Aim:
Copy out the listing in full, exactly as written, but not its pictures.
BEGIN Provided data
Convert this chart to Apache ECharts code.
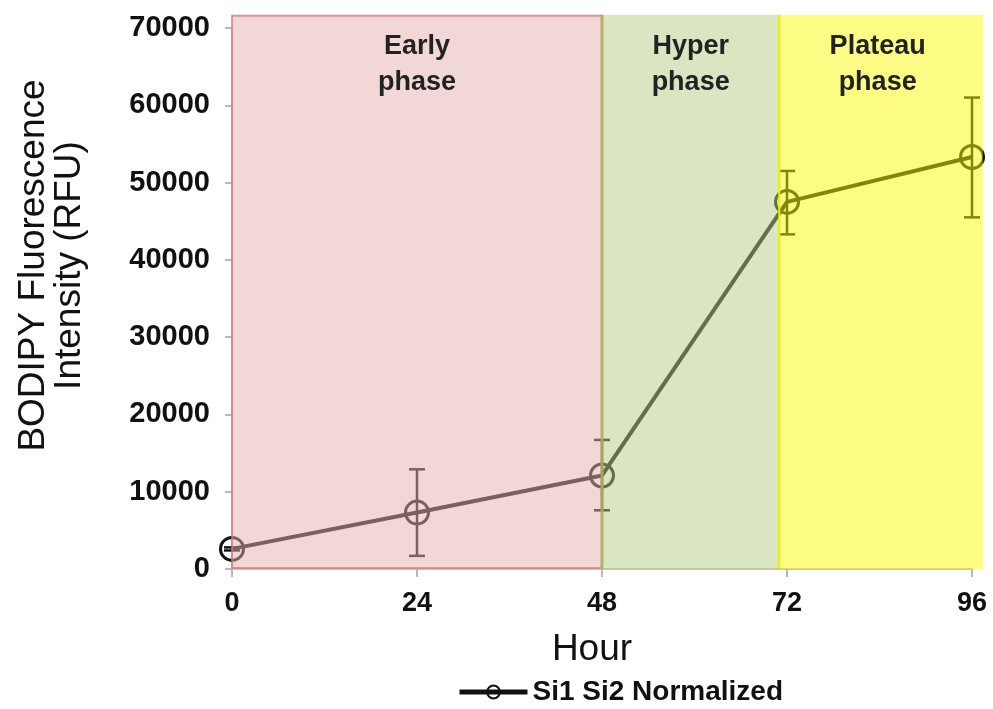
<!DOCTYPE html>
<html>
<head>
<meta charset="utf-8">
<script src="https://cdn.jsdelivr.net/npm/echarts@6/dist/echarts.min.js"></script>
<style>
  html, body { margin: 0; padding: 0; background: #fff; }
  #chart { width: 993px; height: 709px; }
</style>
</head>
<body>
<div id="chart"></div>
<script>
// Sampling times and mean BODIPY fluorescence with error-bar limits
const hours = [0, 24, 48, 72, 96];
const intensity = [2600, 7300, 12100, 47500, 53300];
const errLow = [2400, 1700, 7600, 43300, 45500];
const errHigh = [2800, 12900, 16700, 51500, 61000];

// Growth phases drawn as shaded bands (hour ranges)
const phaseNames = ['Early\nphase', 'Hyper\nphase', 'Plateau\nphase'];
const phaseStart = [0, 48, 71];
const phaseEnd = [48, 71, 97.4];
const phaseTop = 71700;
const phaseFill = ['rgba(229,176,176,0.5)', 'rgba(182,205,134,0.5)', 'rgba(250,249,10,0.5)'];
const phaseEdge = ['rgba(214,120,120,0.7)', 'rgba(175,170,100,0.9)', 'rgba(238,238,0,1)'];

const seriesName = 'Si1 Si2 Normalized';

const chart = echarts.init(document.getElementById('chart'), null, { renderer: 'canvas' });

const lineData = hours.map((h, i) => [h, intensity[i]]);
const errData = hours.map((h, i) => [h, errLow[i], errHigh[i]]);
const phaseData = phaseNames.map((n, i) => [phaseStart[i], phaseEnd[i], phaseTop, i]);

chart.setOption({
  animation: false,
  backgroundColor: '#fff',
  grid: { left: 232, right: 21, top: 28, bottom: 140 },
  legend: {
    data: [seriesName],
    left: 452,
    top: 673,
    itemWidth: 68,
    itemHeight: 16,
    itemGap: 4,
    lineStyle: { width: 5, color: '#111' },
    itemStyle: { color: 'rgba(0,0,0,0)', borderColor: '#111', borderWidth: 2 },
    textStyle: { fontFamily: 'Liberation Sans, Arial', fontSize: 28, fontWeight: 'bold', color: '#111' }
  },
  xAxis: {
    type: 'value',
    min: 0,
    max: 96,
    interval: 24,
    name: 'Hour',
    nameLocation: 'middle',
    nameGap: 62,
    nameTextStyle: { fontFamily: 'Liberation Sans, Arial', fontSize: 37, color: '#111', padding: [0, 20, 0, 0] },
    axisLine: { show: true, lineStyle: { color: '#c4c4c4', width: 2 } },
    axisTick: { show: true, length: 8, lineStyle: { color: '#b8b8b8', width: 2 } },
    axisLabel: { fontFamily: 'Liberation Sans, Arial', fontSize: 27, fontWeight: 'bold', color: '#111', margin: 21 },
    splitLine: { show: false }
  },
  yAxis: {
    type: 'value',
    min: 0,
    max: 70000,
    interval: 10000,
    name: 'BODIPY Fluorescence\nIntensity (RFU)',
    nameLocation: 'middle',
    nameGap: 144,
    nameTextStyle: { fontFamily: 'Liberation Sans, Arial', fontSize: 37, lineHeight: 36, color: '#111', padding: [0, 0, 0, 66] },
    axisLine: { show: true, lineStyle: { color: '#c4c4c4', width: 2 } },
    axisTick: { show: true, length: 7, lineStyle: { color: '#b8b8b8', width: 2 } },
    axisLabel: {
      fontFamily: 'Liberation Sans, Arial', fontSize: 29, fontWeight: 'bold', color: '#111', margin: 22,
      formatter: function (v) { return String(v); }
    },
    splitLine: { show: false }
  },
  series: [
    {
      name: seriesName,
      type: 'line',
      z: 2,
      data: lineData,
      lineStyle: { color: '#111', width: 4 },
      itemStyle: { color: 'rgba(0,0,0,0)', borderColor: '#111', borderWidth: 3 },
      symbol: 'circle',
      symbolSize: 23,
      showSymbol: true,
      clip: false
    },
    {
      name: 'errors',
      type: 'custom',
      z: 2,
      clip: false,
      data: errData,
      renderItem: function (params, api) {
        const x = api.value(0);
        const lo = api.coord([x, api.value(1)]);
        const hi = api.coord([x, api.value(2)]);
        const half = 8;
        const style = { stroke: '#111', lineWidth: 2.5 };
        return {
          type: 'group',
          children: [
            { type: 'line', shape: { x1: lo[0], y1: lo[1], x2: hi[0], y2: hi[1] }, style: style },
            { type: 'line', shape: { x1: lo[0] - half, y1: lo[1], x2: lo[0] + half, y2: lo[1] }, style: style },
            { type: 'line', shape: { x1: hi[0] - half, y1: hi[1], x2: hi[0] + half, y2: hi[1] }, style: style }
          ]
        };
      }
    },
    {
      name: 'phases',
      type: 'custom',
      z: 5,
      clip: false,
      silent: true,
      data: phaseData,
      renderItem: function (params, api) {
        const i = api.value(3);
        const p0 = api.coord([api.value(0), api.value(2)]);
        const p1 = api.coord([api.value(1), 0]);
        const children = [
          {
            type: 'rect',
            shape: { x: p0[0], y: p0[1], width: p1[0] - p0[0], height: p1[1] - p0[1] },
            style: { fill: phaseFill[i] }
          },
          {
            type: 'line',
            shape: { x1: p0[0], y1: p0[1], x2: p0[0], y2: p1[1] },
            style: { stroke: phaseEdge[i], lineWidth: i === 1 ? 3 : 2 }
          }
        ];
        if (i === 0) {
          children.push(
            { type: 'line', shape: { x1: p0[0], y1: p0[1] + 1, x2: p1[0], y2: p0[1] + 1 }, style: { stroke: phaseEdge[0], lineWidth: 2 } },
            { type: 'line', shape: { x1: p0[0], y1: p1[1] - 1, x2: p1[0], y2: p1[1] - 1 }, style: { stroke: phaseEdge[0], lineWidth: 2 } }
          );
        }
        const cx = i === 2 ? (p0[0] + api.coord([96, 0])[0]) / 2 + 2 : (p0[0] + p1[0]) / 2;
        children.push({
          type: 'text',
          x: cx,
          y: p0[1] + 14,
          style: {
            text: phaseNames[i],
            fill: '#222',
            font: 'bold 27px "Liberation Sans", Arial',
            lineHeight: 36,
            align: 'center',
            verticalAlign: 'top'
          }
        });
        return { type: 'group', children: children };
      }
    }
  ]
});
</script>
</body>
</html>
END Provided data
Expected output:
Convert this chart to Apache ECharts code.
<!DOCTYPE html>
<html>
<head>
<meta charset="utf-8">
<script src="https://cdn.jsdelivr.net/npm/echarts@6/dist/echarts.min.js"></script>
<style>
  html, body { margin: 0; padding: 0; background: #fff; }
  #chart { width: 993px; height: 709px; }
</style>
</head>
<body>
<div id="chart"></div>
<script>
// Sampling times and mean BODIPY fluorescence with error-bar limits
const hours = [0, 24, 48, 72, 96];
const intensity = [2600, 7300, 12100, 47500, 53300];
const errLow = [2400, 1700, 7600, 43300, 45500];
const errHigh = [2800, 12900, 16700, 51500, 61000];

// Growth phases drawn as shaded bands (hour ranges)
const phaseNames = ['Early\nphase', 'Hyper\nphase', 'Plateau\nphase'];
const phaseStart = [0, 48, 71];
const phaseEnd = [48, 71, 97.4];
const phaseTop = 71700;
const phaseFill = ['rgba(229,176,176,0.5)', 'rgba(182,205,134,0.5)', 'rgba(250,249,10,0.5)'];
const phaseEdge = ['rgba(214,120,120,0.7)', 'rgba(175,170,100,0.9)', 'rgba(238,238,0,1)'];

const seriesName = 'Si1 Si2 Normalized';

const chart = echarts.init(document.getElementById('chart'), null, { renderer: 'canvas' });

const lineData = hours.map((h, i) => [h, intensity[i]]);
const errData = hours.map((h, i) => [h, errLow[i], errHigh[i]]);
const phaseData = phaseNames.map((n, i) => [phaseStart[i], phaseEnd[i], phaseTop, i]);

chart.setOption({
  animation: false,
  backgroundColor: '#fff',
  grid: { left: 232, right: 21, top: 28, bottom: 140 },
  legend: {
    data: [seriesName],
    left: 452,
    top: 673,
    itemWidth: 68,
    itemHeight: 16,
    itemGap: 4,
    lineStyle: { width: 5, color: '#111' },
    itemStyle: { color: 'rgba(0,0,0,0)', borderColor: '#111', borderWidth: 2 },
    textStyle: { fontFamily: 'Liberation Sans, Arial', fontSize: 28, fontWeight: 'bold', color: '#111' }
  },
  xAxis: {
    type: 'value',
    min: 0,
    max: 96,
    interval: 24,
    name: 'Hour',
    nameLocation: 'middle',
    nameGap: 62,
    nameTextStyle: { fontFamily: 'Liberation Sans, Arial', fontSize: 37, color: '#111', padding: [0, 20, 0, 0] },
    axisLine: { show: true, lineStyle: { color: '#c4c4c4', width: 2 } },
    axisTick: { show: true, length: 8, lineStyle: { color: '#b8b8b8', width: 2 } },
    axisLabel: { fontFamily: 'Liberation Sans, Arial', fontSize: 27, fontWeight: 'bold', color: '#111', margin: 21 },
    splitLine: { show: false }
  },
  yAxis: {
    type: 'value',
    min: 0,
    max: 70000,
    interval: 10000,
    name: 'BODIPY Fluorescence\nIntensity (RFU)',
    nameLocation: 'middle',
    nameGap: 144,
    nameTextStyle: { fontFamily: 'Liberation Sans, Arial', fontSize: 37, lineHeight: 36, color: '#111', padding: [0, 0, 0, 66] },
    axisLine: { show: true, lineStyle: { color: '#c4c4c4', width: 2 } },
    axisTick: { show: true, length: 7, lineStyle: { color: '#b8b8b8', width: 2 } },
    axisLabel: {
      fontFamily: 'Liberation Sans, Arial', fontSize: 29, fontWeight: 'bold', color: '#111', margin: 22,
      formatter: function (v) { return String(v); }
    },
    splitLine: { show: false }
  },
  series: [
    {
      name: seriesName,
      type: 'line',
      z: 2,
      data: lineData,
      lineStyle: { color: '#111', width: 4 },
      itemStyle: { color: 'rgba(0,0,0,0)', borderColor: '#111', borderWidth: 3 },
      symbol: 'circle',
      symbolSize: 23,
      showSymbol: true,
      clip: false
    },
    {
      name: 'errors',
      type: 'custom',
      z: 2,
      clip: false,
      data: errData,
      renderItem: function (params, api) {
        const x = api.value(0);
        const lo = api.coord([x, api.value(1)]);
        const hi = api.coord([x, api.value(2)]);
        const half = 8;
        const style = { stroke: '#111', lineWidth: 2.5 };
        return {
          type: 'group',
          children: [
            { type: 'line', shape: { x1: lo[0], y1: lo[1], x2: hi[0], y2: hi[1] }, style: style },
            { type: 'line', shape: { x1: lo[0] - half, y1: lo[1], x2: lo[0] + half, y2: lo[1] }, style: style },
            { type: 'line', shape: { x1: hi[0] - half, y1: hi[1], x2: hi[0] + half, y2: hi[1] }, style: style }
          ]
        };
      }
    },
    {
      name: 'phases',
      type: 'custom',
      z: 5,
      clip: false,
      silent: true,
      data: phaseData,
      renderItem: function (params, api) {
        const i = api.value(3);
        const p0 = api.coord([api.value(0), api.value(2)]);
        const p1 = api.coord([api.value(1), 0]);
        const children = [
          {
            type: 'rect',
            shape: { x: p0[0], y: p0[1], width: p1[0] - p0[0], height: p1[1] - p0[1] },
            style: { fill: phaseFill[i] }
          },
          {
            type: 'line',
            shape: { x1: p0[0], y1: p0[1], x2: p0[0], y2: p1[1] },
            style: { stroke: phaseEdge[i], lineWidth: i === 1 ? 3 : 2 }
          }
        ];
        if (i === 0) {
          children.push(
            { type: 'line', shape: { x1: p0[0], y1: p0[1] + 1, x2: p1[0], y2: p0[1] + 1 }, style: { stroke: phaseEdge[0], lineWidth: 2 } },
            { type: 'line', shape: { x1: p0[0], y1: p1[1] - 1, x2: p1[0], y2: p1[1] - 1 }, style: { stroke: phaseEdge[0], lineWidth: 2 } }
          );
        }
        const cx = i === 2 ? (p0[0] + api.coord([96, 0])[0]) / 2 + 2 : (p0[0] + p1[0]) / 2;
        children.push({
          type: 'text',
          x: cx,
          y: p0[1] + 14,
          style: {
            text: phaseNames[i],
            fill: '#222',
            font: 'bold 27px "Liberation Sans", Arial',
            lineHeight: 36,
            align: 'center',
            verticalAlign: 'top'
          }
        });
        return { type: 'group', children: children };
      }
    }
  ]
});
</script>
</body>
</html>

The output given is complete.